> [Given material]:
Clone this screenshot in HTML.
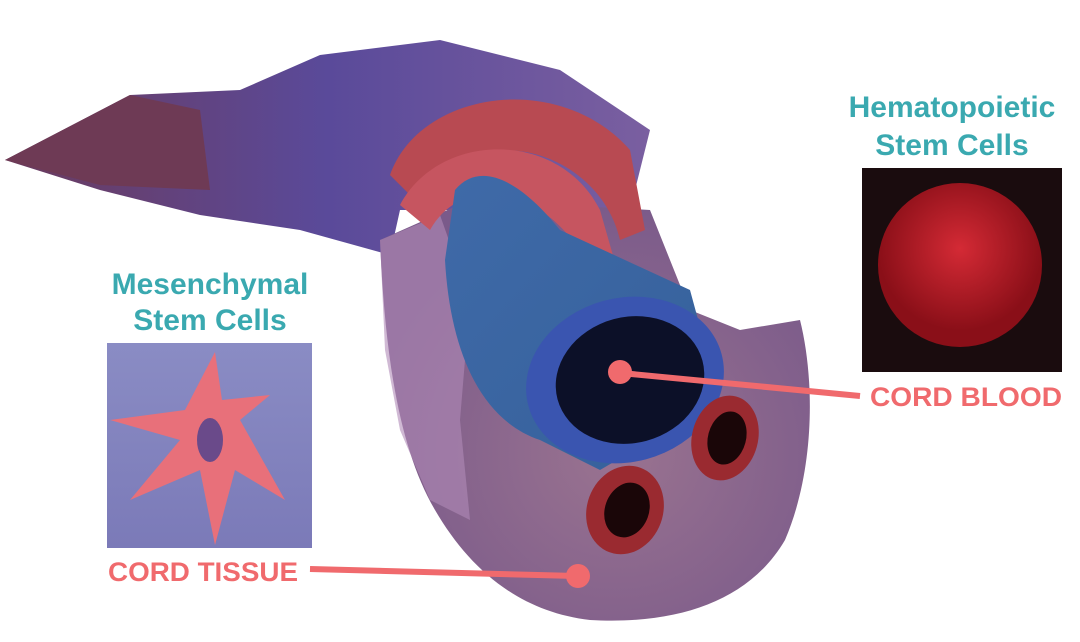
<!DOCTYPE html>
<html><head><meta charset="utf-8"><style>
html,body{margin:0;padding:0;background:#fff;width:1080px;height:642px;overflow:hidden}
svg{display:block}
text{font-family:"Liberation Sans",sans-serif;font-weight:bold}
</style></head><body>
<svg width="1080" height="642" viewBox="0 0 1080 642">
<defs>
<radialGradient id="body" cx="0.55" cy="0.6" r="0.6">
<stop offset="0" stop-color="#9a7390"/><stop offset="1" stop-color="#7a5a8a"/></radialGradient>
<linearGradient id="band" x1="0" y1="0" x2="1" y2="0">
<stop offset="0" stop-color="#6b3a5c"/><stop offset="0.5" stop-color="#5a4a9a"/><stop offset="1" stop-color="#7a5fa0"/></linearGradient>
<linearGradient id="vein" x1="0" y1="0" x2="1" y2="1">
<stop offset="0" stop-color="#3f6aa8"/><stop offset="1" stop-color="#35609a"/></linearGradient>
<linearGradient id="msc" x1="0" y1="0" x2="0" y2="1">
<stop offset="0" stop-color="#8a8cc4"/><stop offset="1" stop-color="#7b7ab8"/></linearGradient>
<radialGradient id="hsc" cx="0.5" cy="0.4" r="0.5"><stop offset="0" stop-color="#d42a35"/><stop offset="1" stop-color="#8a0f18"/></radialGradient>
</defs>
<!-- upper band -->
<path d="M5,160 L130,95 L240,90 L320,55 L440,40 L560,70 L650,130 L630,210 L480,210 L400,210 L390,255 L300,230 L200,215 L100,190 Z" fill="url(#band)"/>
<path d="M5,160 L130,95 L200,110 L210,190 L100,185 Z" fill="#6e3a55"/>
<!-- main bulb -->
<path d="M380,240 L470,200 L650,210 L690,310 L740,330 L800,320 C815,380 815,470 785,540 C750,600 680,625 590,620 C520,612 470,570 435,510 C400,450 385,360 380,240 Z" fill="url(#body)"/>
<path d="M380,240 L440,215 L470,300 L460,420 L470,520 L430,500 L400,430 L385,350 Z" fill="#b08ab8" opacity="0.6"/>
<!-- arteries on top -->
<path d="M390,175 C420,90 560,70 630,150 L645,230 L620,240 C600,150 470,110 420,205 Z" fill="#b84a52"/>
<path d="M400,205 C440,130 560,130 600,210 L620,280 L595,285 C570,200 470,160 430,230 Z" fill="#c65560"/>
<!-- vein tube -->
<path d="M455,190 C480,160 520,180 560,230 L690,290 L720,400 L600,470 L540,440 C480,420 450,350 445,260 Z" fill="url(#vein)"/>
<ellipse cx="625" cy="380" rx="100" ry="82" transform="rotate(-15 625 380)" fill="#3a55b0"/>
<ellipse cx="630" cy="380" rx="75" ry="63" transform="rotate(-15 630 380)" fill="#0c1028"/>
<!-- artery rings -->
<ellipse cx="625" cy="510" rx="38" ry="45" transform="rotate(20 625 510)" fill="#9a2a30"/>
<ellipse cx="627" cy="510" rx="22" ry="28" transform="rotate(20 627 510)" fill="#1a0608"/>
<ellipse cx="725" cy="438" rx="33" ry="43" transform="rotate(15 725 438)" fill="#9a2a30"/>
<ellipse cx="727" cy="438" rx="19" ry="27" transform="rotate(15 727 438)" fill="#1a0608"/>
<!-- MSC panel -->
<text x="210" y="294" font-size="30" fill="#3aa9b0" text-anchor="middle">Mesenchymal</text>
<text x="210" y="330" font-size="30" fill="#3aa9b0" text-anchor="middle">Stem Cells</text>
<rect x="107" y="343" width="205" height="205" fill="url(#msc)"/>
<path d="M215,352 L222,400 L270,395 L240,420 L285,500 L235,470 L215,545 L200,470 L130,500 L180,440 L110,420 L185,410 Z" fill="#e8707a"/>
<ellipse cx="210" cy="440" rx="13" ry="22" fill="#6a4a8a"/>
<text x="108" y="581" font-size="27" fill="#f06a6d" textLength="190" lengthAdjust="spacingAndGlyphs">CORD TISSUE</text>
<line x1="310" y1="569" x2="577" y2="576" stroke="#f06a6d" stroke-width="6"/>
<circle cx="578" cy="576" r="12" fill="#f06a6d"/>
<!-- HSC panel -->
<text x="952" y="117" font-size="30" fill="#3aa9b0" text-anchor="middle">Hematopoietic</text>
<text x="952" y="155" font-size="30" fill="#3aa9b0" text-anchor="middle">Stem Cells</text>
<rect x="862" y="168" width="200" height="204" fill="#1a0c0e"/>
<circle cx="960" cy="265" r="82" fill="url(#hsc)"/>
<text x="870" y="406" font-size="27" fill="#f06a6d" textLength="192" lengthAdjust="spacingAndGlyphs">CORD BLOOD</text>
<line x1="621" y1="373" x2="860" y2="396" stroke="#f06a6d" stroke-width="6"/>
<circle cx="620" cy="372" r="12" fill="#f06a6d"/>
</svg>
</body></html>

> [Goal]: Transcribe all the data word for word; the images stay out.

> [Response to the task]:
Clone this screenshot in HTML.
<!DOCTYPE html>
<html><head><meta charset="utf-8"><style>
html,body{margin:0;padding:0;background:#fff;width:1080px;height:642px;overflow:hidden}
svg{display:block}
text{font-family:"Liberation Sans",sans-serif;font-weight:bold}
</style></head><body>
<svg width="1080" height="642" viewBox="0 0 1080 642">
<defs>
<radialGradient id="body" cx="0.55" cy="0.6" r="0.6">
<stop offset="0" stop-color="#9a7390"/><stop offset="1" stop-color="#7a5a8a"/></radialGradient>
<linearGradient id="band" x1="0" y1="0" x2="1" y2="0">
<stop offset="0" stop-color="#6b3a5c"/><stop offset="0.5" stop-color="#5a4a9a"/><stop offset="1" stop-color="#7a5fa0"/></linearGradient>
<linearGradient id="vein" x1="0" y1="0" x2="1" y2="1">
<stop offset="0" stop-color="#3f6aa8"/><stop offset="1" stop-color="#35609a"/></linearGradient>
<linearGradient id="msc" x1="0" y1="0" x2="0" y2="1">
<stop offset="0" stop-color="#8a8cc4"/><stop offset="1" stop-color="#7b7ab8"/></linearGradient>
<radialGradient id="hsc" cx="0.5" cy="0.4" r="0.5"><stop offset="0" stop-color="#d42a35"/><stop offset="1" stop-color="#8a0f18"/></radialGradient>
</defs>
<!-- upper band -->
<path d="M5,160 L130,95 L240,90 L320,55 L440,40 L560,70 L650,130 L630,210 L480,210 L400,210 L390,255 L300,230 L200,215 L100,190 Z" fill="url(#band)"/>
<path d="M5,160 L130,95 L200,110 L210,190 L100,185 Z" fill="#6e3a55"/>
<!-- main bulb -->
<path d="M380,240 L470,200 L650,210 L690,310 L740,330 L800,320 C815,380 815,470 785,540 C750,600 680,625 590,620 C520,612 470,570 435,510 C400,450 385,360 380,240 Z" fill="url(#body)"/>
<path d="M380,240 L440,215 L470,300 L460,420 L470,520 L430,500 L400,430 L385,350 Z" fill="#b08ab8" opacity="0.6"/>
<!-- arteries on top -->
<path d="M390,175 C420,90 560,70 630,150 L645,230 L620,240 C600,150 470,110 420,205 Z" fill="#b84a52"/>
<path d="M400,205 C440,130 560,130 600,210 L620,280 L595,285 C570,200 470,160 430,230 Z" fill="#c65560"/>
<!-- vein tube -->
<path d="M455,190 C480,160 520,180 560,230 L690,290 L720,400 L600,470 L540,440 C480,420 450,350 445,260 Z" fill="url(#vein)"/>
<ellipse cx="625" cy="380" rx="100" ry="82" transform="rotate(-15 625 380)" fill="#3a55b0"/>
<ellipse cx="630" cy="380" rx="75" ry="63" transform="rotate(-15 630 380)" fill="#0c1028"/>
<!-- artery rings -->
<ellipse cx="625" cy="510" rx="38" ry="45" transform="rotate(20 625 510)" fill="#9a2a30"/>
<ellipse cx="627" cy="510" rx="22" ry="28" transform="rotate(20 627 510)" fill="#1a0608"/>
<ellipse cx="725" cy="438" rx="33" ry="43" transform="rotate(15 725 438)" fill="#9a2a30"/>
<ellipse cx="727" cy="438" rx="19" ry="27" transform="rotate(15 727 438)" fill="#1a0608"/>
<!-- MSC panel -->
<text x="210" y="294" font-size="30" fill="#3aa9b0" text-anchor="middle">Mesenchymal</text>
<text x="210" y="330" font-size="30" fill="#3aa9b0" text-anchor="middle">Stem Cells</text>
<rect x="107" y="343" width="205" height="205" fill="url(#msc)"/>
<path d="M215,352 L222,400 L270,395 L240,420 L285,500 L235,470 L215,545 L200,470 L130,500 L180,440 L110,420 L185,410 Z" fill="#e8707a"/>
<ellipse cx="210" cy="440" rx="13" ry="22" fill="#6a4a8a"/>
<text x="108" y="581" font-size="27" fill="#f06a6d" textLength="190" lengthAdjust="spacingAndGlyphs">CORD TISSUE</text>
<line x1="310" y1="569" x2="577" y2="576" stroke="#f06a6d" stroke-width="6"/>
<circle cx="578" cy="576" r="12" fill="#f06a6d"/>
<!-- HSC panel -->
<text x="952" y="117" font-size="30" fill="#3aa9b0" text-anchor="middle">Hematopoietic</text>
<text x="952" y="155" font-size="30" fill="#3aa9b0" text-anchor="middle">Stem Cells</text>
<rect x="862" y="168" width="200" height="204" fill="#1a0c0e"/>
<circle cx="960" cy="265" r="82" fill="url(#hsc)"/>
<text x="870" y="406" font-size="27" fill="#f06a6d" textLength="192" lengthAdjust="spacingAndGlyphs">CORD BLOOD</text>
<line x1="621" y1="373" x2="860" y2="396" stroke="#f06a6d" stroke-width="6"/>
<circle cx="620" cy="372" r="12" fill="#f06a6d"/>
</svg>
</body></html>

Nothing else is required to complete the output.